Felsefeye yeni başlayanlar için bu alanlar biraz soyut görünebilir, ancak endişelenmeyin! En iyi başlangıç, sorgulamaya başlamaktır. Tarihin en büyük filozofları da bu soruları sormuşlardır. Örneğin, Antik Yunan’ın bilge ismi Sokrates, “Sorgulanmamış hayat yaşamaya değmez” demiştir. Onun yöntemi, insanları sorular sorarak kendi bilgilerini ve inançlarını derinlemesine incelemeye teşvik etmekti. Hocası Sokrates’in fikirlerini yazıya döken Platon ise idealar dünyası ve mağara alegorisi gibi düşüncelerle gerçeğin ne olduğunu araştırmıştır. Platon’un öğrencisi Aristoteles ise varlığı, mantığı, etiği ve siyaseti sistematik bir şekilde inceleyerek batı felsefesine büyük katkılar sağlamıştır. Bu isimler, sadece birer başlangıç noktasıdır; felsefe tarihi boyunca sayısız düşünür, farklı coğrafyalarda ve zamanlarda bu temel sorulara kendi cevaplarını aramıştır.
Peki, bu derin yolculuğa nasıl başlayacaksınız? İşte size birkaç öneri:
1. Temel Felsefe Kitaplarını Okuyun: Felsefe tarihi üzerine yazılmış genel giriş kitapları harika bir başlangıç noktasıdır. Örneğin, Nigel Warburton’ın “Felsefenin Kısa Tarihi” veya Stephen Law’ın “Felsefe Kitabı” gibi eserler, temel akımları ve düşünürleri sade bir dille tanıtır. İlk başta doğrudan Platon veya Kant gibi büyük filozofların orijinal eserlerine dalmak yerine, felsefeyi anlatan, özetleyen ve yorumlayan kitaplarla başlayın.

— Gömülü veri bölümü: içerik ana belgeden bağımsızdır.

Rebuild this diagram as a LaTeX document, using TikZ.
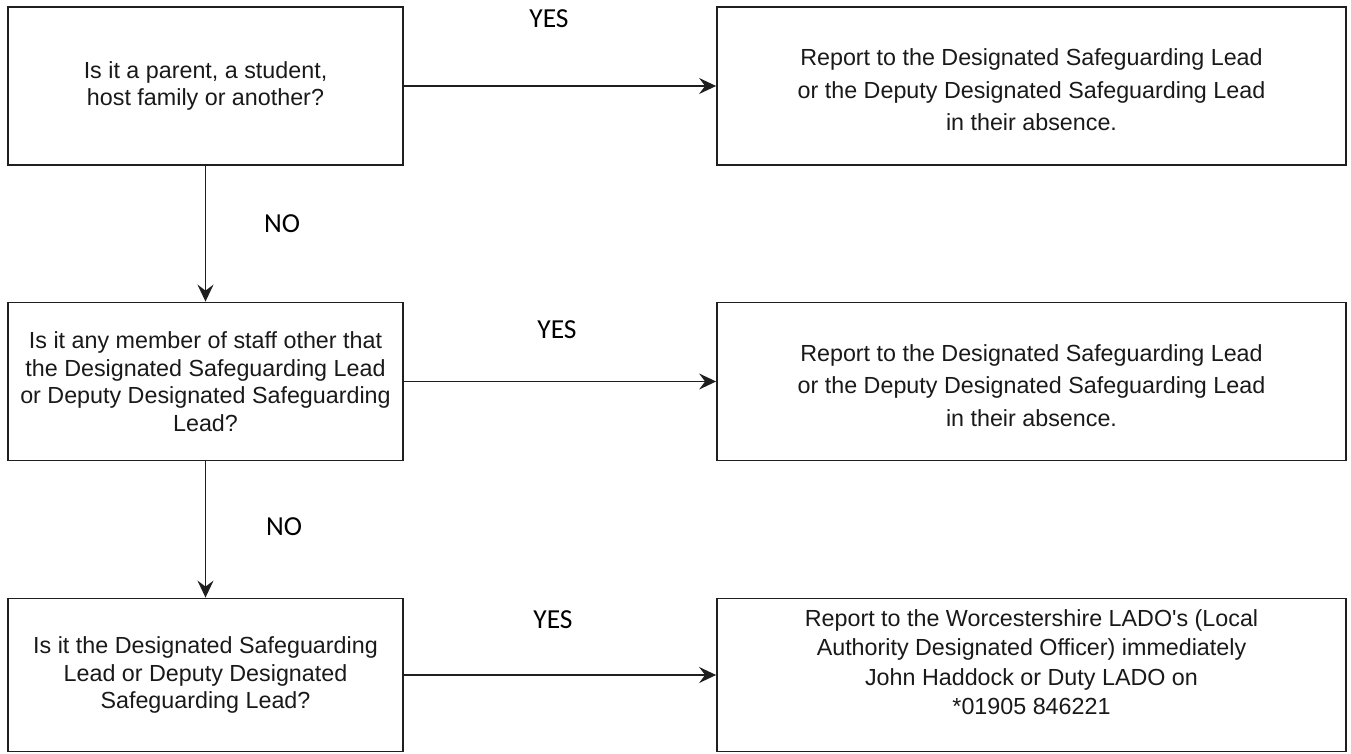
\documentclass[tikz,border=0pt]{standalone}
\usepackage{fontspec}
\setmainfont{Liberation Sans}
\newfontfamily\answerfont{Carlito}
\usetikzlibrary{arrows.meta}
\begin{document}
\begin{tikzpicture}[x=1pt,y=-1pt,
  every node/.style={text=black!90},
  question/.style={draw=black!88,line width=1.8pt,minimum width=395pt,minimum height=158pt,
    inner sep=0pt,align=center,font=\fontsize{23.3}{27.5}\selectfont},
  action/.style={draw=black!88,line width=1.8pt,minimum width=629pt,minimum height=158pt,
    inner sep=0pt,align=center,font=\fontsize{23.3}{32.5}\selectfont},
  answer/.style={font=\answerfont\fontsize{27.5}{30}\selectfont,text=black},
  flow/.style={draw=black!88,line width=1.7pt,-{Stealth[length=17pt,width=16pt,inset=6pt]}}]
  \useasboundingbox (0,0) rectangle (1351,754);
  % questions on the left
  \node[question] (q1) at (205.5,86) {Is it a parent, a student,\\host family or another?};
  \node[question] (q2) at (205.5,381.5) {Is it any member of staff other that\\the Designated Safeguarding Lead\\or Deputy Designated Safeguarding\\Lead?};
  \node[question,minimum height=153pt] (q3) at (205.5,675) {Is it the Designated Safeguarding\\Lead or Deputy Designated\\Safeguarding Lead?};
  % what to do on the right
  \node[action] (r1) at (1031.5,86) {Report to the Designated Safeguarding Lead\\or the Deputy Designated Safeguarding Lead\\in their absence.\\[-40.5pt]};
  \node[action] (r2) at (1031.5,381.5) {Report to the Designated Safeguarding Lead\\or the Deputy Designated Safeguarding Lead\\in their absence.\\[-40.5pt]};
  \node[action,minimum height=153pt,font=\fontsize{23.3}{29.5}\selectfont] (r3) at (1031.5,675) {Report to the Worcestershire LADO\textquotesingle s (Local\\Authority Designated Officer) immediately\\John Haddock or Duty LADO on\\*01905 846221\\[-3.5pt]};
  % answers
  \node[answer] (yes1) at (549,19) {YES};
  \node[answer] (yes2) at (557,330) {YES};
  \node[answer] (yes3) at (553,620) {YES};
  \node[answer] (no1) at (282,224) {NO};
  \node[answer] (no2) at (284,527) {NO};
  % connectors
  \draw[flow] (q1) -- (r1);
  \draw[flow] (q2) -- (r2);
  \draw[flow] (q3) -- (r3);
  \draw[flow] (q1) -- (q2);
  \draw[flow] (q2) -- (q3);
\end{tikzpicture}
\end{document}
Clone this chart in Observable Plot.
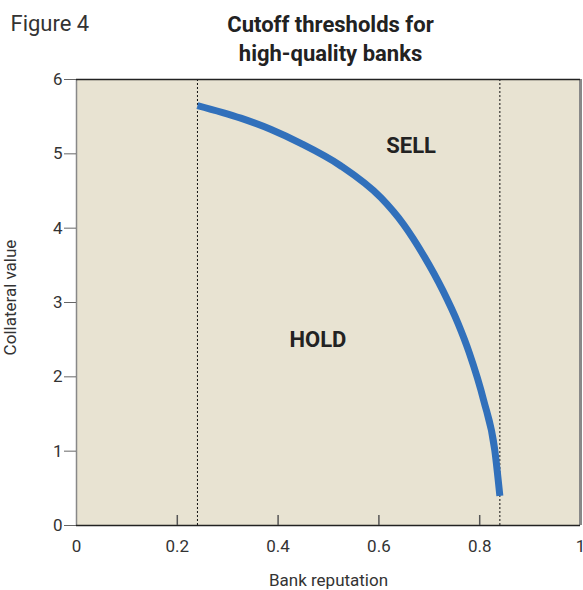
<!DOCTYPE html>
<html>
<head>
<meta charset="utf-8">
<script src="https://cdn.jsdelivr.net/npm/d3@7"></script>
<script src="https://cdn.jsdelivr.net/npm/@observablehq/plot@0.6"></script>
<style>
  html, body { margin: 0; padding: 0; background: #fff; }
</style>
</head>
<body>
<div id="chart"></div>
<script>
// ---- data ----
const reputation = [0.24, 0.326, 0.385, 0.445, 0.524, 0.604, 0.649, 0.689, 0.727, 0.757, 0.779, 0.808, 0.830, 0.84];
const collateral = [5.65, 5.48, 5.33, 5.14, 4.84, 4.41, 4.05, 3.63, 3.16, 2.72, 2.33, 1.68, 1.01, 0.40];
const cutoffs = [0.24, 0.84];
const xTicks = [0, 0.2, 0.4, 0.6, 0.8, 1];
const xTickLabels = ["0", "0.2", "0.4", "0.6", "0.8", "1"];
const yTicks = [0, 1, 2, 3, 4, 5, 6];
const regionNames = ["SELL", "HOLD"];
const regionX = [0.664, 0.479];
const regionY = [5.11, 2.49];

const curve = reputation.map((x, i) => ({x, y: collateral[i]}));
const regions = regionNames.map((t, i) => ({t, x: regionX[i], y: regionY[i]}));

const FONT = "Roboto, 'Liberation Sans', sans-serif";

const chart = Plot.plot({
  width: 583,
  height: 590,
  marginLeft: 76,
  marginRight: 3,
  marginTop: 79,
  marginBottom: 65,
  style: {fontFamily: FONT, fontSize: "17px", color: "#333", background: "#fff"},
  x: {domain: [0, 1]},
  y: {domain: [0, 6]},
  marks: [
    Plot.frame({fill: "#e8e3d2", stroke: "none"}),
    Plot.ruleX(cutoffs, {stroke: "#111", strokeWidth: 1, strokeDasharray: "2,2"}),
    Plot.line(curve, {x: "x", y: "y", stroke: "#3170bb", strokeWidth: 7, curve: "monotone-x", strokeLinecap: "butt"}),
    Plot.text(regions, {x: "x", y: "y", text: "t", fontWeight: "bold", fontSize: 22, fill: "#222", letterSpacing: "-0.5px"}),
    // frame borders
    Plot.ruleX([0], {stroke: "#888", strokeWidth: 1.5}),
    Plot.ruleX([1], {stroke: "#888", strokeWidth: 3}),
    Plot.ruleY([6], {stroke: "#222", strokeWidth: 1.5}),
    Plot.ruleY([0], {stroke: "#222", strokeWidth: 1.5}),
    // x ticks pointing inward
    Plot.tickX(xTicks.slice(1, -1), {x: d => d, stroke: "#555", strokeWidth: 1.5, insetTop: 436}),
    Plot.axisX({ticks: xTicks, tickFormat: (d, i) => xTickLabels[i], tickSize: 0, tickPadding: 14, fontSize: 17, label: null}),
    Plot.axisY({ticks: yTicks, tickFormat: d => String(d), tickSize: 12, tickPadding: 2, stroke: "#666", fontSize: 17, label: null}),
    // axis labels and titles
    Plot.text(["Bank reputation"], {frameAnchor: "bottom", dy: 55, textAnchor: "middle", lineAnchor: "middle", fontSize: 17, fill: "#333"}),
    Plot.text(["Collateral value"], {frameAnchor: "left", dx: -66, dy: -5, rotate: -90, textAnchor: "middle", lineAnchor: "middle", fontSize: 17, fill: "#333"}),
    Plot.text(["Figure 4"], {frameAnchor: "top-left", dx: -66, dy: -56, textAnchor: "start", lineAnchor: "middle", fontSize: 22, fill: "#333"}),
    Plot.text(["Cutoff thresholds for\nhigh-quality banks"], {frameAnchor: "top", dx: 2, dy: -42, textAnchor: "middle", lineAnchor: "middle", lineHeight: 1.3, fontSize: 22, fontWeight: "bold", fill: "#222", letterSpacing: "-0.5px"})
  ]
});
document.getElementById("chart").appendChild(chart);
</script>
</body>
</html>
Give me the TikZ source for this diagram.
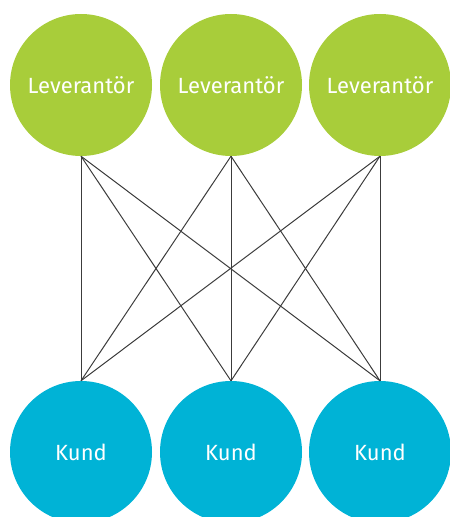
\documentclass[tikz,border=0pt]{standalone}
\usepackage{fontspec}
\setmainfont{Fira Sans}
\definecolor{supplier}{HTML}{A8CD3A}
\definecolor{customer}{HTML}{00B3D6}
\definecolor{link}{HTML}{3C3C3C}
\begin{document}
\begin{tikzpicture}[x=1pt,y=1pt,
  party/.style={circle,minimum size=142pt,inner sep=0pt,text=white,font=\fontsize{22}{26}\selectfont},
  lev/.style={party,fill=supplier},
  kund/.style={party,fill=customer},
  tie/.style={draw=link,line width=1pt}]
  \useasboundingbox (0,0) rectangle (450,517);
  \begin{scope}
    \clip (0,0) rectangle (450,517);
    % suppliers
    \node[lev] (s1) at (81,432) {Leverantör};
    \node[lev] (s2) at (231,432) {Leverantör};
    \node[lev] (s3) at (380,432) {Leverantör};
    % customers
    \node[kund] (c1) at (81,65) {Kund};
    \node[kund] (c2) at (231,65) {Kund};
    \node[kund] (c3) at (380,65) {Kund};
    % every supplier linked to every customer
    \foreach \s in {s1,s2,s3}
      \foreach \c in {c1,c2,c3}
        \draw[tie] (\s.south) -- (\c.north);
  \end{scope}
\end{tikzpicture}
\end{document}
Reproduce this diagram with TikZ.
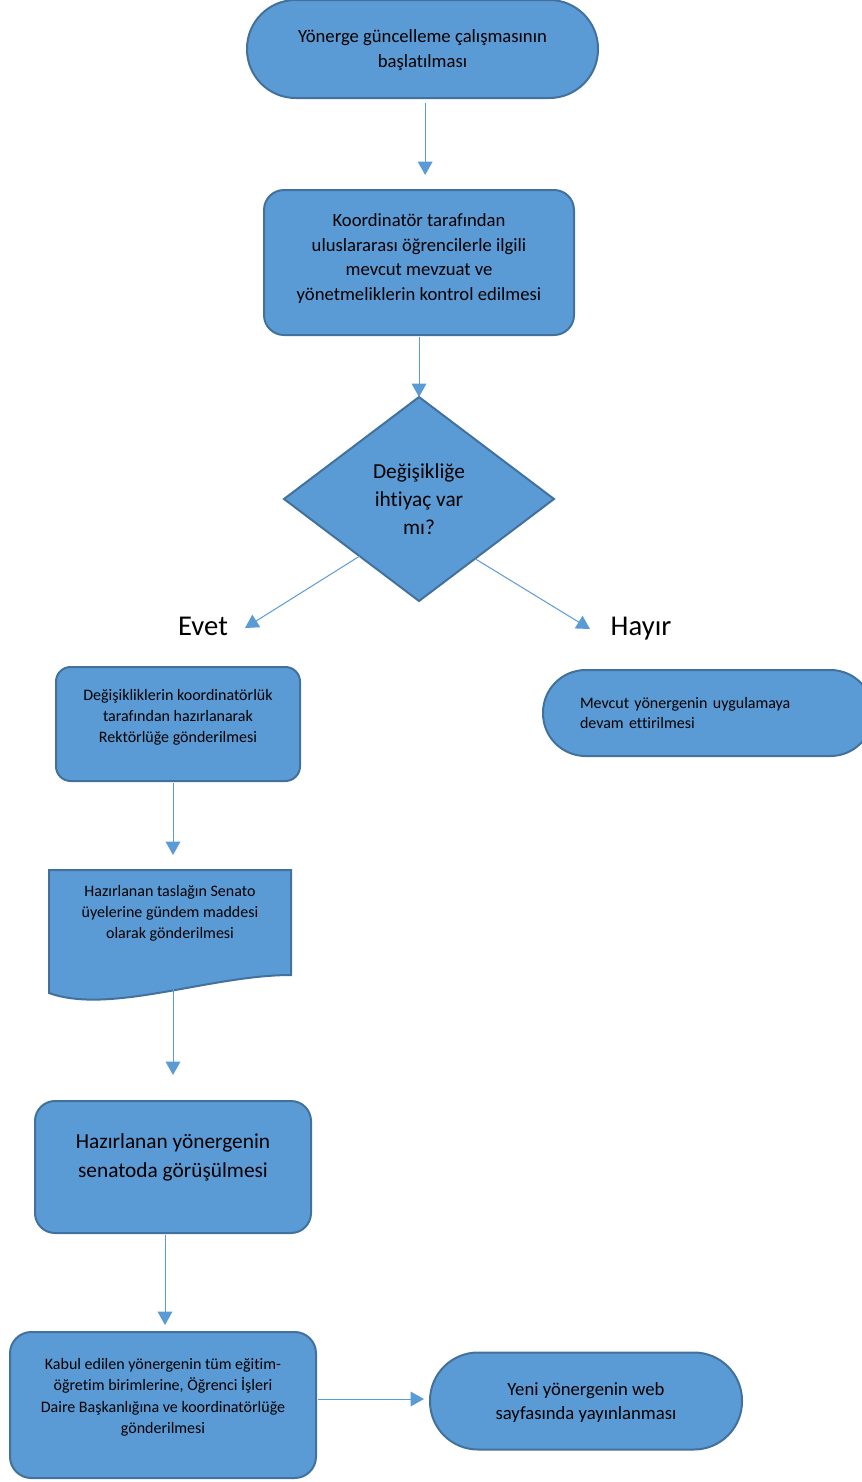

2. Felsefi Tartışmalara Katılın: Felsefe, karşılıklı etkileşimle gelişen bir alandır. Arkadaşlarınızla veya çevrimiçi platformlarda felsefi konuları tartışmaktan çekinmeyin. Farklı bakış açılarını dinlemek, kendi düşüncelerinizi sınamanızı ve geliştirmenizi sağlar.
3. Felsefe Podcast’leri ve Belgeselleri İzleyin/Dinleyin: Felsefi konuları daha erişilebilir kılan birçok podcast ve belgesel mevcut. Bu formatlar, karmaşık konuları daha anlaşılır hale getirebilir ve size farklı perspektifler sunabilir.
4. Sorgulamayı Alışkanlık Haline Getirin: Günlük hayatta karşılaştığınız olayları, duyduğunuz bilgileri, hatta kendi düşüncelerinizi sorgulayın. “Bu neden böyle?”, “Başka bir yolu var mı?”, “Bunun ardındaki varsayım ne?” gibi sorular sorun. Felsefe, sadece kitaplarda değil, hayatın her anında gizlidir.
5. Bir Felsefi Defter Tutun: Okuduklarınızdan veya düşündüklerinizden etkilenen fikirleri, soruları ve cevapları not alın. Bu, düşüncelerinizi düzenlemenize ve zamanla nasıl bir ilerleme kaydettiğinizi görmenize yardımcı olur.
Unutmayın, felsefede “doğru cevap” diye bir şey yoktur; önemli olan, doğru soruları sormak ve kendi cevaplarınızı bulma yolculuğuna çıkmaktır. Bu yolculukta karşılaştığınız her yeni kavram, her yeni düşünür, sizi biraz daha olgunlaştıracak, dünyayı ve kendinizi daha derinden anlamanızı sağlayacaktır. Hiçbir zaman bitmeyen bu entelektüel macera, size hayatınız boyunca eşlik edecek ve bakış açınızı zenginleştirecektir. Hadi, bu ilk adımları attık; şimdi merakınızın peşinden gitme zamanı!